Site-as-memory: Rottenrow

Peeling to the left now, at the juncture between High Street and what is known as Rottenrow, I can see rubble forming in the distance. A building is being gutted. As I get nearer I see that the midsection of this building has been sliced open with great precision to reveal guts of steel and a bowel laden with fragmented rooms. 


I find that I have again been hauled into another piece of time, one that is far from both Victorian and Medieval. It looks like my own time, but slightly out, slightly behind. Recognisable snippets of things reveal themselves to me, such as a round of chewing gum pressed with conviction between a lamppost and a railing and, below it on the tarmac, a shard of CD. Those glimmers of the twenty-first century lead me left on Rottenrow toward a mess of jutting brick. The building that now kneels down in front of me, as if someone has broken both its legs, has been chosen as the next to go in an abrupt overhaul of the townscape. 

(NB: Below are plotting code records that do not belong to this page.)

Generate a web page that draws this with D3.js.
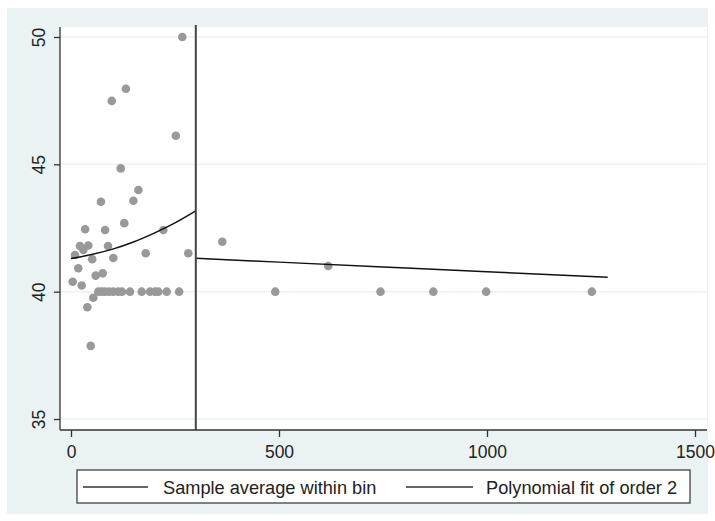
<!DOCTYPE html>
<html>
<head>
<meta charset="utf-8">
<script src="https://cdn.jsdelivr.net/npm/d3@7"></script>
<style>
  html, body { margin: 0; padding: 0; background: #ffffff; }
  svg { display: block; font-family: "Liberation Sans", Arial, sans-serif; }
</style>
</head>
<body>
<svg id="chart" width="715" height="521"></svg>
<script>
// ---- data ----
const binX = [267.5, 132, 98, 252, 119.5, 162, 72, 150, 128, 34, 82, 222, 21.6, 41.6, 29.6, 89, 9.6, 51, 101.7, 179.6, 282,
  17.5, 59.4, 76.2, 4.1, 25.7, 53.6, 39.2, 47.4, 363.7, 618.5,
  65.6, 73.8, 81.7, 92, 101.7, 113.7, 122.6, 141.8, 170, 190, 202, 210, 230, 260, 491, 744, 871, 998, 1252];
const binY = [50.0, 47.97, 47.49, 46.12, 44.84, 43.99, 43.53, 43.57, 42.69, 42.45, 42.42, 42.42, 41.79, 41.81, 41.64, 41.79, 41.44, 41.27, 41.32, 41.51, 41.51,
  40.92, 40.63, 40.72, 40.39, 40.24, 39.76, 39.39, 37.87, 41.96, 41.01,
  40, 40, 40, 40, 40, 40, 40, 40, 40, 40, 40, 40, 40, 40, 40, 40, 40, 40, 40];
const fitLeftX = [0, 50, 100, 150, 200, 250, 300];
const fitLeftY = [41.30, 41.46, 41.67, 41.95, 42.30, 42.70, 43.17];
const fitRightX = [300, 500, 750, 1000, 1290];
const fitRightY = [41.31, 41.16, 40.97, 40.78, 40.57];
const cutoff = 300;
const xTicks = [0, 500, 1000, 1500];
const yTicks = [35, 40, 45, 50];
const legendLabels = ["Sample average within bin", "Polynomial fit of order 2"];

// ---- drawing ----
const svg = d3.select("#chart");
const bg = "#eaf2f3";
const ink = "#222222";

svg.append("rect").attr("x", 7).attr("y", 8).attr("width", 701).attr("height", 506).attr("fill", bg);

const plot = {left: 60, right: 707, top: 27, bottom: 430};
svg.append("rect").attr("x", plot.left).attr("y", plot.top)
  .attr("width", plot.right - plot.left).attr("height", plot.bottom - plot.top).attr("fill", "#ffffff");

const x = d3.scaleLinear().domain([0, 1500]).range([71, 695]);
const y = d3.scaleLinear().domain([35, 50]).range([419, 37]);

// gridlines
svg.append("g").selectAll("line").data(yTicks).join("line")
  .attr("x1", plot.left).attr("x2", plot.right)
  .attr("y1", d => y(d)).attr("y2", d => y(d))
  .attr("stroke", bg).attr("stroke-width", 1.5);

// points
svg.append("g").selectAll("circle").data(binX.map((v, i) => [v, binY[i]])).join("circle")
  .attr("cx", d => x(d[0])).attr("cy", d => y(d[1])).attr("r", 4.3)
  .attr("fill", "#999999");

// fit lines
const line = d3.line().x(d => x(d[0])).y(d => y(d[1])).curve(d3.curveMonotoneX);
svg.append("path").datum(fitLeftX.map((v, i) => [v, fitLeftY[i]]))
  .attr("d", line).attr("fill", "none").attr("stroke", "#111").attr("stroke-width", 1.5);
svg.append("path").datum(fitRightX.map((v, i) => [v, fitRightY[i]]))
  .attr("d", line).attr("fill", "none").attr("stroke", "#111").attr("stroke-width", 1.5);

// cutoff line
svg.append("line").attr("x1", x(cutoff)).attr("x2", x(cutoff))
  .attr("y1", 25).attr("y2", plot.bottom)
  .attr("stroke", "#444").attr("stroke-width", 2);

// axes
const yAxis = svg.append("g").attr("transform", `translate(${plot.left},0)`)
  .call(d3.axisLeft(y).tickValues(yTicks).tickSize(6).tickSizeOuter(0).tickFormat(d3.format("d")));
yAxis.select(".domain").attr("d", `M0,${plot.top}V${plot.bottom}`).attr("stroke", "#333").attr("stroke-width", 1.3);
yAxis.selectAll(".tick line").attr("stroke", "#333").attr("stroke-width", 1.3);
yAxis.selectAll(".tick text")
  .attr("transform", "rotate(-90)").attr("text-anchor", "middle")
  .attr("x", 0).attr("y", -15).attr("dy", 0)
  .attr("font-size", 17.5).attr("fill", ink).style("font-family", "'Liberation Sans', Arial, sans-serif");

const xAxis = svg.append("g").attr("transform", `translate(0,${plot.bottom})`)
  .call(d3.axisBottom(x).tickValues(xTicks).tickSize(7).tickSizeOuter(0).tickFormat(d3.format("d")));
xAxis.select(".domain").attr("d", `M${plot.left},0H${plot.right}`).attr("stroke", "#333").attr("stroke-width", 1.3);
xAxis.selectAll(".tick line").attr("stroke", "#333").attr("stroke-width", 1.3);
xAxis.selectAll(".tick text").attr("y", 28).attr("dy", 0)
  .attr("font-size", 17.5).attr("fill", ink).style("font-family", "'Liberation Sans', Arial, sans-serif");

// legend
const lg = svg.append("g");
lg.append("rect").attr("x", 77).attr("y", 470).attr("width", 613).attr("height", 33)
  .attr("fill", "#ffffff").attr("stroke", "#333").attr("stroke-width", 1.2);
const lgItems = [{x1: 83, x2: 148, tx: 163}, {x1: 406, x2: 473, tx: 486}];
lgItems.forEach((it, i) => {
  lg.append("line").attr("x1", it.x1).attr("x2", it.x2).attr("y1", 487).attr("y2", 487)
    .attr("stroke", "#333").attr("stroke-width", 1.3);
  lg.append("text").attr("x", it.tx).attr("y", 493.5).attr("font-size", 18.2).attr("fill", ink)
    .text(legendLabels[i]);
});
</script>
</body>
</html>
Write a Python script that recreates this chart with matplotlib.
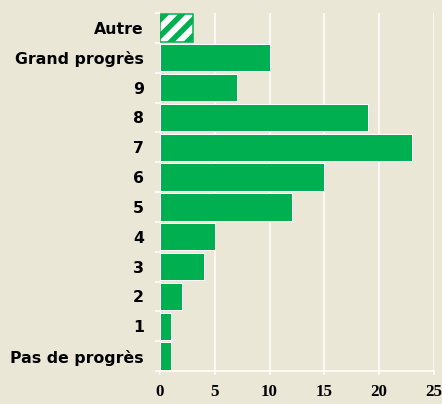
import matplotlib
matplotlib.use("Agg")
import matplotlib.pyplot as plt
from matplotlib.lines import Line2D
from matplotlib.transforms import IdentityTransform
import numpy as np

# data (bottom to top)
categories = ["Pas de progrès", "1", "2", "3", "4", "5", "6", "7", "8", "9",
              "Grand progrès", "Autre"]
values = [1, 1, 2, 4, 5, 12, 15, 23, 19, 7, 10, 3]
xticks = [0, 5, 10, 15, 20, 25]

BG = "#EBE7D7"
GREEN = "#00B050"

fig = plt.figure(figsize=(442 / 72, 404 / 72), dpi=72, facecolor=BG)
ax = fig.add_axes([160 / 442, 1 - 371 / 404, 274 / 442, 358 / 404])
ax.set_facecolor(BG)

y = np.arange(len(categories))
bars = ax.barh(y[:-1], values[:-1], height=0.92, color=GREEN,
               edgecolor="white", linewidth=1, zorder=3)
other = ax.barh(y[-1], values[-1], height=0.92, color="white",
                edgecolor="none", zorder=3)

ax.set_xlim(0, 25)
ax.set_ylim(-0.5, len(categories) - 0.5)

# thick diagonal stripes on the "Autre" bar (spacing in pixels)
rect = other[0]
x0, y0 = ax.transData.transform((rect.get_x(), rect.get_y()))
x1, y1 = ax.transData.transform((rect.get_x() + rect.get_width(),
                                 rect.get_y() + rect.get_height()))
h = y1 - y0
for k in np.arange(11 - 4 * 16.5, (x1 - x0) + 16.5, 16.5):
    ln = Line2D([x0 + k - 10, x0 + k + h + 10], [y0 - 10, y1 + 10],
                color=GREEN, linewidth=5.5, transform=IdentityTransform(),
                zorder=3.5)
    ax.add_line(ln)
    ln.set_clip_path(rect)
ax.barh(y[-1], values[-1], height=0.92, facecolor="none",
        edgecolor=GREEN, linewidth=1.5, zorder=4)

ax.set_xticks(xticks)
ax.set_xticklabels([str(t) for t in xticks], fontfamily="Liberation Serif",
                   fontweight="bold", fontsize=17)
ax.set_yticks(y)
ax.set_yticklabels(categories, fontfamily="DejaVu Sans", fontweight="bold",
                   fontsize=15.7)
ax.set_yticks(np.arange(-0.5, len(categories), 1), minor=True)

ax.grid(axis="x", color="white", linewidth=1.5, zorder=1)
ax.tick_params(axis="y", which="major", length=0, pad=16)
ax.tick_params(axis="y", which="minor", length=5, color="white", width=1.5)
ax.tick_params(axis="x", length=4, color="white", width=1.5, pad=9)

for s in ["top", "right", "left"]:
    ax.spines[s].set_visible(False)
ax.spines["bottom"].set_color("white")
ax.spines["bottom"].set_linewidth(1.5)

fig.savefig("out.png", dpi=72, facecolor=BG)
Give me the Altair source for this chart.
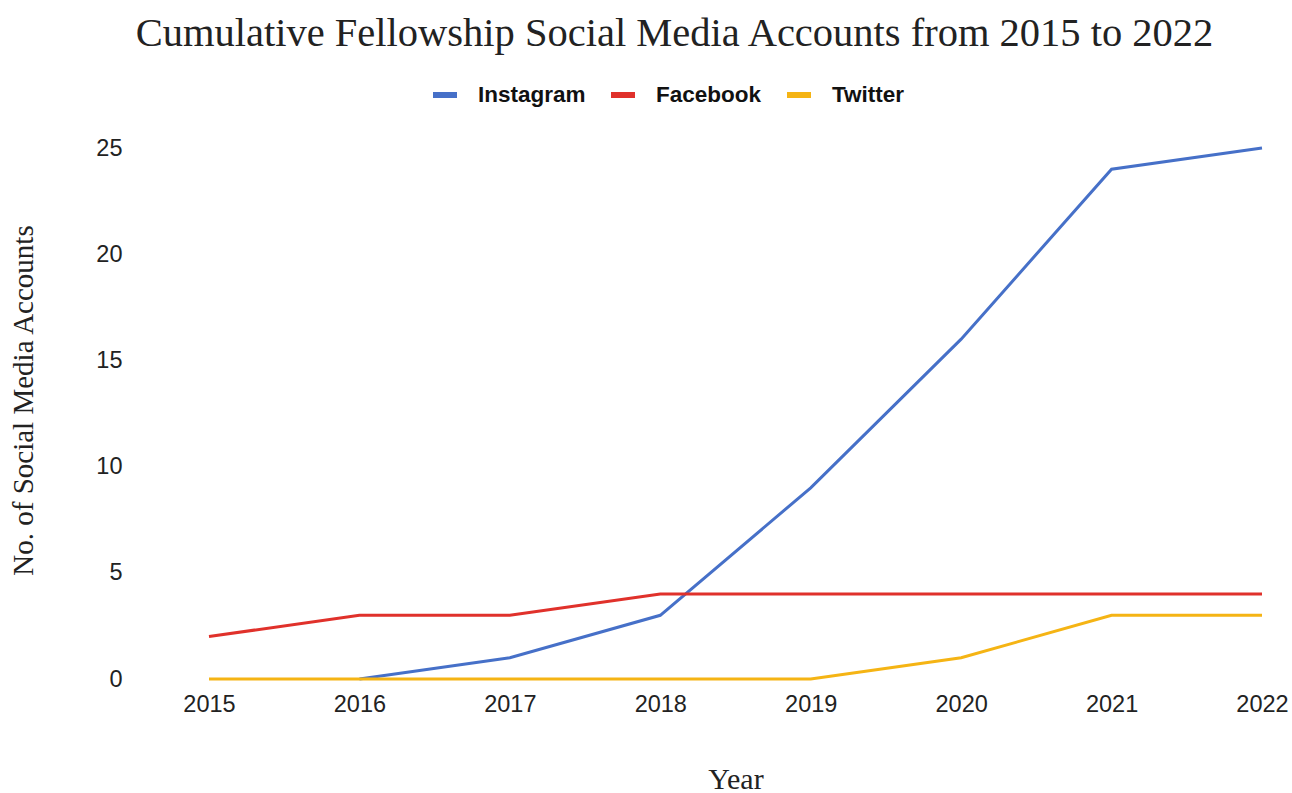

Turning my head I see the street sign: ROTTENROW. I recall someone saying that it was a Gaelic phrase meaning ‘road of kings’. The ‘kings’ must have been those who marked themselves as members of the clergy, the cathedral spokespeople, the ones who ascended the High Street to deliver the message of theology to the people both physically and socio-culturally beneath them. Did Rottenrow also have something to do with rats? I ponder. Both rats and kings rely on the structures around them in order to maintain their roles in society. The slick curve of an underground sewer has the same appearance in candlelight as that of the rounded sides of a church stoup filled with holy water. 


As I get closer, I see that the demolition of this building is releasing clouds of brick dust, and in doing so, puffs of memory escape the confines of that place. All the thought processes conjured by everyone who entered this building are dried onto window panes, who in turn slip down the face of the bulldozed structure like sheet tears. Behind those windows stood midwives and new mothers amidst the frothy haze of newborn fragility. I am walking towards the demolition site of a maternity hospital and I can hear crying and laughing and that high pitched scream that escapes the mouths of new flesh. 



Neighbouring the side of what is left of the hospital are banks of moss-laden grass, an oak tree and some smaller hawthorn trees. An alder scales the largest bank and one of its drooped branches touches the sides of a pile of pulled-down facade. The hospital once contained pioneers in gynecology and it was first built in 1834. In the beginning it was known as the Glasgow Lying-In Hospital and Dispensary. I think about women who laid in wards for several weeks after giving birth, the act of which was seen as a key aspect of post-birth recovery. Confinement  can be a method to condense something, to compress a hundred in-labour screams into a tight particle of dust and let it float out from the ward it was kept in for a hundred years. The dust settles on the soil surrounding a patch of ferns that look a bit dismal. I bend down towards the fern and lift one of its fronds. I know that it is called a Lady Fern and I wonder if the material substrates of a demolished maternity hospital exist within its DNA.